* start *

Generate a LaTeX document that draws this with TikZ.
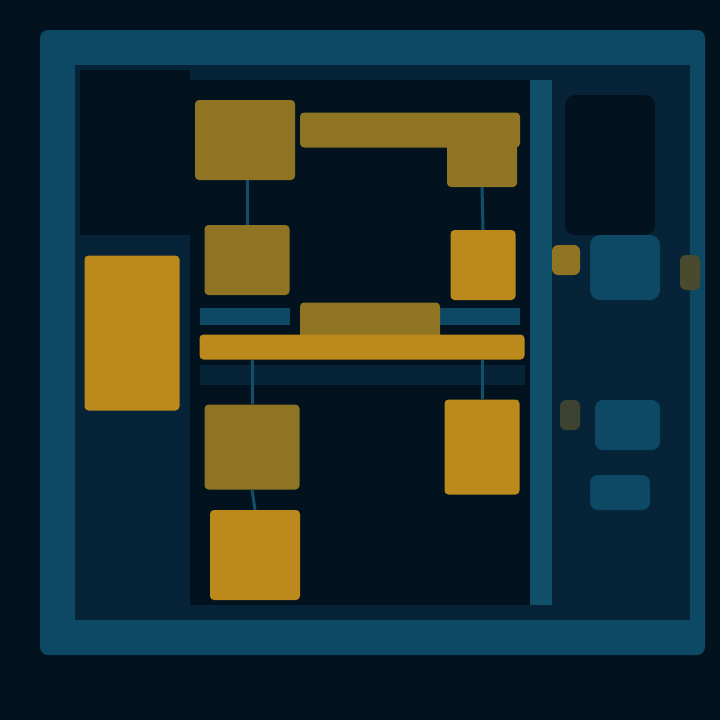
\documentclass[tikz,border=0pt]{standalone}
\usetikzlibrary{positioning, calc}
\usepackage{xcolor}
\definecolor{fondnuit}{HTML}{03121F}
\definecolor{fondbleu}{HTML}{062338}
\definecolor{cadresarcelle}{HTML}{0D4864}
\definecolor{bordsarcelle}{HTML}{11506B}
\definecolor{ambre}{HTML}{BC8A1C}
\definecolor{ambreterne}{HTML}{8F7424}

\begin{document}
\begin{tikzpicture}[x=1pt, y=-1pt,
    blok/.style={fill=ambre, rounded corners=4pt, inner sep=0pt},
    blokterne/.style={blok, fill=ambreterne},
    liaison/.style={draw=bordsarcelle, line width=3pt}]

  % Fond
  \fill[fondnuit] (0,0) rectangle (720,720);
  \useasboundingbox (0,0) rectangle (720,720);

  % Cadre extérieur
  \fill[cadresarcelle, rounded corners=8pt] (40,30) rectangle (705,655);
  \fill[fondbleu] (75,65) rectangle (690,620);
  \fill[fondnuit] (80,70) rectangle (190,235);

  % Panneau intérieur
  \fill[fondnuit] (190,80) rectangle (530,605);
  \fill[bordsarcelle] (530,80) rectangle (552,605);

  % Zone droite
  \fill[fondnuit, rounded corners=10pt] (565,95) rectangle (655,235);
  \fill[cadresarcelle, rounded corners=10pt] (590,235) rectangle (660,300);
  \fill[cadresarcelle, rounded corners=8pt] (595,400) rectangle (660,450);
  \fill[cadresarcelle, rounded corners=8pt] (590,475) rectangle (650,510);
  \fill[ambreterne, rounded corners=6pt] (552,245) rectangle (580,275);
  \fill[ambreterne!50!fondbleu, rounded corners=6pt] (680,255) rectangle (700,290);
  \fill[ambreterne!40!fondbleu, rounded corners=6pt] (560,400) rectangle (580,430);

  % Bandes sombres
  \fill[cadresarcelle] (200,308) rectangle (290,325);
  \fill[cadresarcelle] (440,308) rectangle (520,325);
  \fill[fondbleu] (200,365) rectangle (525,385);

  % En-tête
  \node[blokterne, minimum width=100pt, minimum height=80pt] (titreg) at (245,140) {};
  \node[blokterne, minimum width=220pt, minimum height=35pt] (titre) at (410,130) {};
  \node[blokterne, minimum width=70pt, minimum height=50pt] (titred) at (482,162) {};

  % Modules
  \node[blok, minimum width=95pt, minimum height=155pt] (pile) at (132,333) {};
  \node[blokterne, minimum width=85pt, minimum height=70pt] (moduleg) at (247,260) {};
  \node[blok, minimum width=65pt, minimum height=70pt] (moduled) at (483,265) {};
  \node[blokterne, minimum width=140pt, minimum height=55pt] (busmilieu) at (370,330) {};
  \node[blok, minimum width=325pt, minimum height=25pt] (bus) at (362,347) {};
  \node[blokterne, minimum width=95pt, minimum height=85pt] (basg) at (252,447) {};
  \node[blok, minimum width=90pt, minimum height=90pt] (basgg) at (255,555) {};
  \node[blok, minimum width=75pt, minimum height=95pt] (basd) at (482,447) {};

  % Liaisons
  \draw[liaison] (moduleg.north |- titreg.south) -- (moduleg.north);
  \draw[liaison] (titred.south) -- (moduled.north);
  \draw[liaison] (basg.north |- bus.south) -- (basg.north);
  \draw[liaison] (basd.north |- bus.south) -- (basd.north);
  \draw[liaison] (basg.south) -- (basgg.north);

\end{tikzpicture}
\end{document}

* end *

What is needed | Copy exactly the lines running from the beginning of the listing through the line that has "(530,80) rectangle (552,605);". Drop the pictures.

Response |
Generate a LaTeX document that draws this with TikZ.
\documentclass[tikz,border=0pt]{standalone}
\usetikzlibrary{positioning, calc}
\usepackage{xcolor}
\definecolor{fondnuit}{HTML}{03121F}
\definecolor{fondbleu}{HTML}{062338}
\definecolor{cadresarcelle}{HTML}{0D4864}
\definecolor{bordsarcelle}{HTML}{11506B}
\definecolor{ambre}{HTML}{BC8A1C}
\definecolor{ambreterne}{HTML}{8F7424}

\begin{document}
\begin{tikzpicture}[x=1pt, y=-1pt,
    blok/.style={fill=ambre, rounded corners=4pt, inner sep=0pt},
    blokterne/.style={blok, fill=ambreterne},
    liaison/.style={draw=bordsarcelle, line width=3pt}]

  % Fond
  \fill[fondnuit] (0,0) rectangle (720,720);
  \useasboundingbox (0,0) rectangle (720,720);

  % Cadre extérieur
  \fill[cadresarcelle, rounded corners=8pt] (40,30) rectangle (705,655);
  \fill[fondbleu] (75,65) rectangle (690,620);
  \fill[fondnuit] (80,70) rectangle (190,235);

  % Panneau intérieur
  \fill[fondnuit] (190,80) rectangle (530,605);
  \fill[bordsarcelle] (530,80) rectangle (552,605);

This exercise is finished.